Curious questions, small bugs, big answers
- Author
- Staff
- Date
- August 10, 2021
We often get great questions about insects during our programs based on their observations of these small creatures. We took the chance to ask Allen, our entomologist, to answer some frequently asked questions about insect bodies.
Do insects have blood?
In a sense they do, but it is quite different from human blood. Insects have an open circulatory system, which means their “blood” does not flow through vessels like veins and arteries. Their body cavities are filled with a fluid called hemolymph which is moved through the body by contracting their muscles and through the dorsal vessel along their backs which functions like a heart. Hemolymph, like blood, plays a role in storing and transporting nutrients, hormones, and immune system cells throughout the body. Unlike blood, hemolymph does not contain red blood cells or oxygen carrying hemoglobin. Instead, insects breathe through a set of branching tubes called tracheae. The tracheae open to the outside at pores along the sides of an insect known as spiracles and branch out to reach every cell within the body.
If insects don’t have a skeleton how do they move?

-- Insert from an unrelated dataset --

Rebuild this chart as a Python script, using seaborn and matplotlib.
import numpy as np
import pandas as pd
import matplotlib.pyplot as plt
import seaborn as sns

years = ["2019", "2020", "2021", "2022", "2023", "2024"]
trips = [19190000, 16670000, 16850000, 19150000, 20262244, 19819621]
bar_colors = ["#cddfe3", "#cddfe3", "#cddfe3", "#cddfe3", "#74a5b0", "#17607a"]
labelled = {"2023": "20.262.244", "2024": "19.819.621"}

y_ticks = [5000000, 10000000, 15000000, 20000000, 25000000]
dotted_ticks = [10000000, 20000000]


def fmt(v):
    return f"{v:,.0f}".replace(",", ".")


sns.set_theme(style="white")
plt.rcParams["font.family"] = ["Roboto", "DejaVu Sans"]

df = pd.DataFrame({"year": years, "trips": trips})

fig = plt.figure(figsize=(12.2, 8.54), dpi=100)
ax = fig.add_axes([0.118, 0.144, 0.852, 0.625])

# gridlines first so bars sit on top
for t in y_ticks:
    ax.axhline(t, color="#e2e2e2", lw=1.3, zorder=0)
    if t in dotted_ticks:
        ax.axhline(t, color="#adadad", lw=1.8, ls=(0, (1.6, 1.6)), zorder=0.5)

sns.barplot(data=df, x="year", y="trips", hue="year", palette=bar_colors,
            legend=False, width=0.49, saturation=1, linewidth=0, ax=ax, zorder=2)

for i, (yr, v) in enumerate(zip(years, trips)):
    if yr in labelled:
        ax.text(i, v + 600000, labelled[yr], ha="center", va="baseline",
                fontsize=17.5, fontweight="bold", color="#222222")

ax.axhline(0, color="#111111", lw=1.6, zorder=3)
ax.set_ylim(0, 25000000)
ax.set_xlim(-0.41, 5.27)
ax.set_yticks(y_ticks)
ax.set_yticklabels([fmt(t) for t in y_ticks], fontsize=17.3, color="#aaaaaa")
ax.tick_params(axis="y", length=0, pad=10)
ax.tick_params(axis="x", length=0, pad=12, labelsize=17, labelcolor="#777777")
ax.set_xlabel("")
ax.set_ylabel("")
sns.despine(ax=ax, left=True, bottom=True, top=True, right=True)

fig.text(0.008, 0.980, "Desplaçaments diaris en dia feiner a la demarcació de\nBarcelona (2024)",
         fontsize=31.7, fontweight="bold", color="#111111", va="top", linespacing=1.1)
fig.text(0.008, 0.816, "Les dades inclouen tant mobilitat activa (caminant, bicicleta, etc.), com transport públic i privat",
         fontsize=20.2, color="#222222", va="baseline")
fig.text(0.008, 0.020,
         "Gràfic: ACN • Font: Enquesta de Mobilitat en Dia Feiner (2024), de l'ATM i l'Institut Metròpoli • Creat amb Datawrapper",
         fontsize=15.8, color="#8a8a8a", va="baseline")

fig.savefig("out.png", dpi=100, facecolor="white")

To answer this question, we need to first clarify that insects do have a skeleton. They do not have an internal skeleton like we do, known as an endoskeleton. Rather, the outside of their bodies is their skeleton, an exoskeleton. Insect cuticle contains chitin, long chains of glucose molecules which when crosslinked provide rigidity allowing it to function as an exoskeleton. It turns out that insect exoskeletons play a similar role in movement as our endoskeletons do. Both kinds of skeletons have ridges or other structures for muscles to attach to. Insects move by contracting opposing muscles attached to their skeletons just like we do, the difference being the muscles are attached on the inside of their skeletons rather than the outside.

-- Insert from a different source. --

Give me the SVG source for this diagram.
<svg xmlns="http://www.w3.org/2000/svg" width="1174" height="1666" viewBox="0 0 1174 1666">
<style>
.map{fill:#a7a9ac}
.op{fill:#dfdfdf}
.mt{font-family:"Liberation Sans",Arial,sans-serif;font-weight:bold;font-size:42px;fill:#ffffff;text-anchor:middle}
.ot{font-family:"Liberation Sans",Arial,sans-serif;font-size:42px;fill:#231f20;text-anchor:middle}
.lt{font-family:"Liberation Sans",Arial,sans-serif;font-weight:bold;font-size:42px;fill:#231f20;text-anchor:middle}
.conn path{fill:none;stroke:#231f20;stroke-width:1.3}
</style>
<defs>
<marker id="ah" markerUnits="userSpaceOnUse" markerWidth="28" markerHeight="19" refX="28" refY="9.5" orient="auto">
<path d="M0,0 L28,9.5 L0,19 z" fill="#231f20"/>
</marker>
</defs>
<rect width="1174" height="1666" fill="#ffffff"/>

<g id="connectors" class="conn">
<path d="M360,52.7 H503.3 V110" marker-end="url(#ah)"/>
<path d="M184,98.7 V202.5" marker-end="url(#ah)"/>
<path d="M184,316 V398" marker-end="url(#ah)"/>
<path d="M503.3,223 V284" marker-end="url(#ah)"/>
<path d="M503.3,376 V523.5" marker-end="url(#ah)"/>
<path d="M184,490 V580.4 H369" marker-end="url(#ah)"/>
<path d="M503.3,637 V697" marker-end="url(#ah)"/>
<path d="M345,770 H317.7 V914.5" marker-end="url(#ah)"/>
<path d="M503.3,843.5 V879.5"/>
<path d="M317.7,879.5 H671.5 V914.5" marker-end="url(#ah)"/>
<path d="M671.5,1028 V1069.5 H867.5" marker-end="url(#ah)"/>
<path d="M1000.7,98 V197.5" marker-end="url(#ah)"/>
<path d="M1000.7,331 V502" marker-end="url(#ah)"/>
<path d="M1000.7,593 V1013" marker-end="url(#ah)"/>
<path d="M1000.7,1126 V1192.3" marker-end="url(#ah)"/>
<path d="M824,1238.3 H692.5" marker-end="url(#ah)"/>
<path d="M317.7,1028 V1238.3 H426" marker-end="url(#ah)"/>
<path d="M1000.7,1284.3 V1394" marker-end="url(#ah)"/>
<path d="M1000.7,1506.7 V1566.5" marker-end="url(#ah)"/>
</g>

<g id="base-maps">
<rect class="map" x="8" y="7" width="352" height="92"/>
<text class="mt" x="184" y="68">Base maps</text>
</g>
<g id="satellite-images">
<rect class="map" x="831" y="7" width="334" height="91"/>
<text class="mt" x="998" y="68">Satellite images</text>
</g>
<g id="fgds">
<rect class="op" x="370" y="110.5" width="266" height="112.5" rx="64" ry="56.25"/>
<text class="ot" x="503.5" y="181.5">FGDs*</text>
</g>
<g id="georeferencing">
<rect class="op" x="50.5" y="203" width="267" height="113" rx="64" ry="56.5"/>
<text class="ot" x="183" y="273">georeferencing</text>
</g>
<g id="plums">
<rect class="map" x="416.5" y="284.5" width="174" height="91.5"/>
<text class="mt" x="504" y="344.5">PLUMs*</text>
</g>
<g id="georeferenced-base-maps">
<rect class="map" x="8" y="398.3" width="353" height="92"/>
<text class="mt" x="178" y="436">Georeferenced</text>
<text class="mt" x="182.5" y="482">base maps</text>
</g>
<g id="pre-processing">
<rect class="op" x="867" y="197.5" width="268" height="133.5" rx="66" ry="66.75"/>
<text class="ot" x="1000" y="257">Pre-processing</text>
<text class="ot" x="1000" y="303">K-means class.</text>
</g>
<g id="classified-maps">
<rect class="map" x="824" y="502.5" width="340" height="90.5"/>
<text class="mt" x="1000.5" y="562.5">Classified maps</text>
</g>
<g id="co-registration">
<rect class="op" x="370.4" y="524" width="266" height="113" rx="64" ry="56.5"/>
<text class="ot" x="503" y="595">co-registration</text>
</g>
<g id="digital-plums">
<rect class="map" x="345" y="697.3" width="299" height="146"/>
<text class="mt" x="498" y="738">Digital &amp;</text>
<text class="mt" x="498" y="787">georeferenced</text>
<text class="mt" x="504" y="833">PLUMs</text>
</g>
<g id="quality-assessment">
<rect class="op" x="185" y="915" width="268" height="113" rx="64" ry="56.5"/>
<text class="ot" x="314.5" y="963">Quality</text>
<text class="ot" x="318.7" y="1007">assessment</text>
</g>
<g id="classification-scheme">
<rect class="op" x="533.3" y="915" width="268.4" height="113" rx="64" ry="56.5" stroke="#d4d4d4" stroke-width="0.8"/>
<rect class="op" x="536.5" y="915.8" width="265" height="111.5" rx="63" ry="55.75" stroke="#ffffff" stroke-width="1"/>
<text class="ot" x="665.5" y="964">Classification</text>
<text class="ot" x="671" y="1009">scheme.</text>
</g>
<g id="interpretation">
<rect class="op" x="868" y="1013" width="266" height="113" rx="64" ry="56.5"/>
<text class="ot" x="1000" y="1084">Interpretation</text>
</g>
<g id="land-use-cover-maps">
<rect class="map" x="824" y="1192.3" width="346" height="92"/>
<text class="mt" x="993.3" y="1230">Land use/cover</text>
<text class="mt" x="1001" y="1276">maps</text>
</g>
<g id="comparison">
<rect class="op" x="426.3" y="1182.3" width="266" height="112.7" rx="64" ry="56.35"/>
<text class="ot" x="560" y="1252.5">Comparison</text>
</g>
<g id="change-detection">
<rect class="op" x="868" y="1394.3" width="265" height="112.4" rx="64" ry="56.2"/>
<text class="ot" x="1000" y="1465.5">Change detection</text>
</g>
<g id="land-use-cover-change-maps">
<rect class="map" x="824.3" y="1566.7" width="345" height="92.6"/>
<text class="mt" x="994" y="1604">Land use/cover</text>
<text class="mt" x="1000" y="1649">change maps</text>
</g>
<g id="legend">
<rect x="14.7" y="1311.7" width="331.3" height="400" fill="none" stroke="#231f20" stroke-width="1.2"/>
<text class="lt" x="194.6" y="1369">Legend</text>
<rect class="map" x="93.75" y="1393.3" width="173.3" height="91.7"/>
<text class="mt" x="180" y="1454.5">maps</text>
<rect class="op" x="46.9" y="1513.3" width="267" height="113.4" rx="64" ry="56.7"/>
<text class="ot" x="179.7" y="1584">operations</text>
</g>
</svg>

How many wings can an insect have?
Insects can have up to two pairs of wings, so four in total. Not all insects have wings and those that do only have them in their final adult life stage, except for mayflies which have two adult stages. Knowing that, notice any inaccuracies with the “Baby Bumble Bee” song? A baby bumble bee does not have a stinger or wings, they are just little white grubs! Some groups of insects never have wings, even as adults, like silverfish and fleas. Others have almost all winged adults like dragonflies, grasshoppers, butterflies, bees. In some groups wingless adults are more common like in cockroaches, crickets, wasps, moths, and even flies. Some insects have a modified pair of wings. Beetle forewings are modified into hard shells called elytra. Flies appear to only have one pair of wings because their hindwings are reduced to little nubs called halteres which aid in balance. The scientific name for the group flies belong to is Diptera which translates to “two wings”.